As protesters again on December 9 gathered in front of Government Palace in Ulaanbaatar to demand accountability, the government announced that it would start giving daily briefings on the coal theft scandal. The Cabinet secretariat, meanwhile, said nine contracts related to the state mining company at the heart of the affair, Erdenes Tavan Tolgoi (ETT), would be declassified and made public. Henceforth, the government would not enter into any non-public agreements on coal export sales, officials also pledged. The confidentiality of non-disclosure agreements (NDA) would be terminated.
The secretariat also announced that parliament will form a temporary committee to probe the coal theft case.
Statements from the secretariat also alluded to claims that the protests—which on December 8 led to some instances of traffic flows in central Ulaanbaatar being obstructed—were incited by political and business groups who were involved in the coal mafia. "The government will continue to fight these thugs," the secretariat said.
Most of those who will be investigated in relation to the thieved coal and related earnings on coal exports to China are Mongolian customs officials. Among those officials is Asralt Batbold, head of the General Directorate of Customs, who, shortly after acknowledging the allegations, resigned from his post.
It is unclear if any of the nine contracts dated from 2019 to 2022 implicate any of the companies involved with ETT in terms of missing coal and coal export monies. Nonetheless, these contracts will be turned over to the National Audit Office for further investigation, while conflict of interest issues are to be verified and transferred to the temporary parliamentary committee.
The contracts were signed based on recommendations in June 2019 of the National Security Council (NSC), which consisted of former president Battulga Khaltmaa, Speaker of the Parliament Zandanshatar Gombojav, and former prime minister and current president Khurelsukh Ukhnaa.
One shocking revelation is that former MP Enkhbold Luvsan raised the coal theft case in parliament as far back as 2018.
On December 8, Enkhbold provided in-depth details about the affair to local TV station TV8. He said that he first discovered information when attempting to help a former customs official avoid prison time.
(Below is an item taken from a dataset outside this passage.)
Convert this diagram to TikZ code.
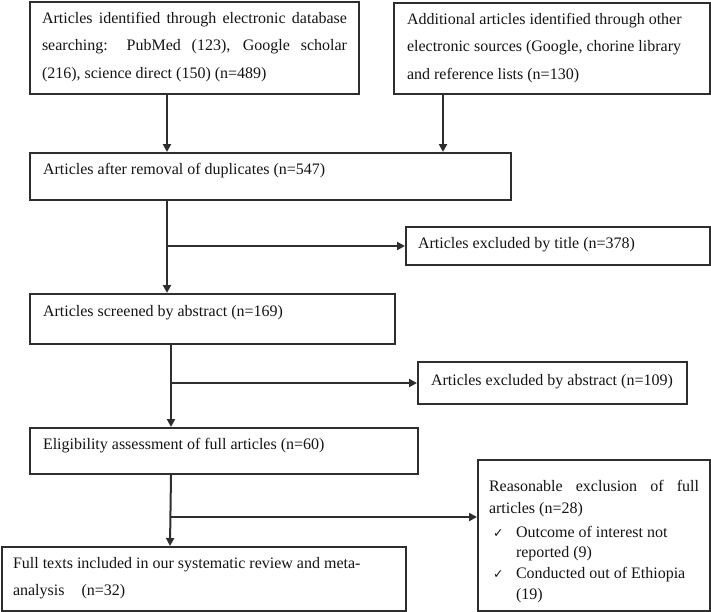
\documentclass[tikz,border=0pt]{standalone}
\usepackage{fontspec}
\setmainfont{Liberation Serif}
\newfontfamily\symfont{DejaVu Sans}
\usetikzlibrary{arrows.meta}
\tikzset{
  box/.style={draw=black!82, line width=2pt, inner ysep=0pt, anchor=north west,
    text=black!92, font=\fontsize{16}{27.6}\selectfont},
  arr/.style={draw=black!82, line width=2pt, -{Triangle[length=8pt,width=8pt]}},
}
\newcommand{\tb}[4]{\parbox[t][#2][t]{#1}{\rule{0pt}{#3}#4}}
\newcommand{\ck}{{\symfont\fontsize{12.5}{12.5}\selectfont ✓}}
\begin{document}
\begin{tikzpicture}[x=1pt,y=-1pt]
\useasboundingbox (0,0) rectangle (711,611);

\node[box, inner xsep=12pt] (b1) at (29,1) {\tb{305pt}{92pt}{21pt}{%
\makebox[\linewidth][s]{Articles identified through electronic database}\\
\makebox[\linewidth][s]{searching: PubMed (123), Google scholar}\\
(216), science direct (150) (n=489)}};

\node[box, inner xsep=13pt] (b2) at (393,2) {\tb{290pt}{91pt}{21pt}{%
Additional articles identified through other\\
electronic sources (Google, chorine library\\
and reference lists (n=130)}};

\node[box, inner xsep=13pt] (b3) at (29,152) {\tb{455pt}{47pt}{21pt}{%
Articles after removal of duplicates (n=547)}};

\node[box, inner xsep=12pt] (bt) at (405,226) {\tb{280pt}{38pt}{21pt}{%
Articles excluded by title (n=378)}};

\node[box, inner xsep=13pt] (b4) at (29,293) {\tb{339pt}{50pt}{22pt}{%
Articles screened by abstract (n=169)}};

\node[box, inner xsep=13pt] (ba) at (417,361) {\tb{243pt}{42pt}{23pt}{%
Articles excluded by abstract (n=109)}};

\node[box, inner xsep=13pt] (b5) at (29,427) {\tb{362pt}{46pt}{21pt}{%
Eligibility assessment of full articles (n=60)}};

\node[box, inner xsep=11pt] (br) at (477,459) {\tb{210pt}{150.5pt}{31pt}{%
\makebox[\linewidth][s]{Reasonable exclusion of full}\\[-5.6pt]
articles (n=28)\\[-3.6pt]
\hspace*{4pt}\makebox[23pt][l]{\ck}Outcome of interest not\\[-7pt]
\hspace*{27pt}reported (9)\\[-6.6pt]
\hspace*{4pt}\makebox[23pt][l]{\ck}Conducted out of Ethiopia\\[-6.6pt]
\hspace*{27pt}(19)}};

\node[box, inner xsep=11pt] (b6) at (1,546) {\tb{382pt}{63.5pt}{21pt}{%
Full texts included in our systematic review and meta-\\
analysis\hspace{13pt} (n=32)}};

\coordinate (v1) at ([xshift=138pt]b1.south west);
\coordinate (v2) at ([xshift=50pt]b2.south west);
\coordinate (v3) at ([xshift=138pt]b3.south west);
\coordinate (v4) at ([xshift=142pt]b4.south west);
\coordinate (v5) at ([xshift=142pt]b5.south west);
\coordinate (v6) at ([xshift=169pt]b6.north west);
\coordinate (r1) at ([yshift=-58pt]br.north west);

\draw[arr] (v1) -- (v1 |- b3.north);
\draw[arr] (v2) -- (v2 |- b3.north);
\draw[arr] (v3) -- (v3 |- b4.north);
\draw[arr] (v3 |- bt.west) -- (bt.west);
\draw[arr] (v4) -- (v4 |- b5.north);
\draw[arr] (v4 |- ba.west) -- (ba.west);
\draw[arr] (v5) -- (v6);
\draw[arr] (v5 |- r1) -- (r1);
\end{tikzpicture}
\end{document}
This customs whistleblower was eventually sentenced to two and a half years in prison, while trying to make the coal scandal public.
Enkhbold recounted that when he raised the issue in parliament four years ago, he encountered opposition from within his own party, the Mongolian People's Party (MPP).
One established claim in the affair is that when 379,000 tonnes of coal went missing in 2010-2011, inspectors at the time determined that 3,758 coal haul trucks were registered as "empty" at customs.
Enkhbold also told how, when he was a member of parliament in 2016 and a member of the parliamentary standing committee on justice in 2017, he asked the prosecutor general about the claimed coal theft, but the prosecuter general replied: "It [the case] is closed because the statute of limitations has expired."
Nyambaatar Khishgee, the Justice and Internal Affairs Minister, gave a briefing on some details of the coal theft and how law enforcement would proceed with its investigation. The statute of limitations will be lifted in all cases related to the coal theft, with investigators to primarily look into discrepancies between local and foreign customs data, said Nyambaatar.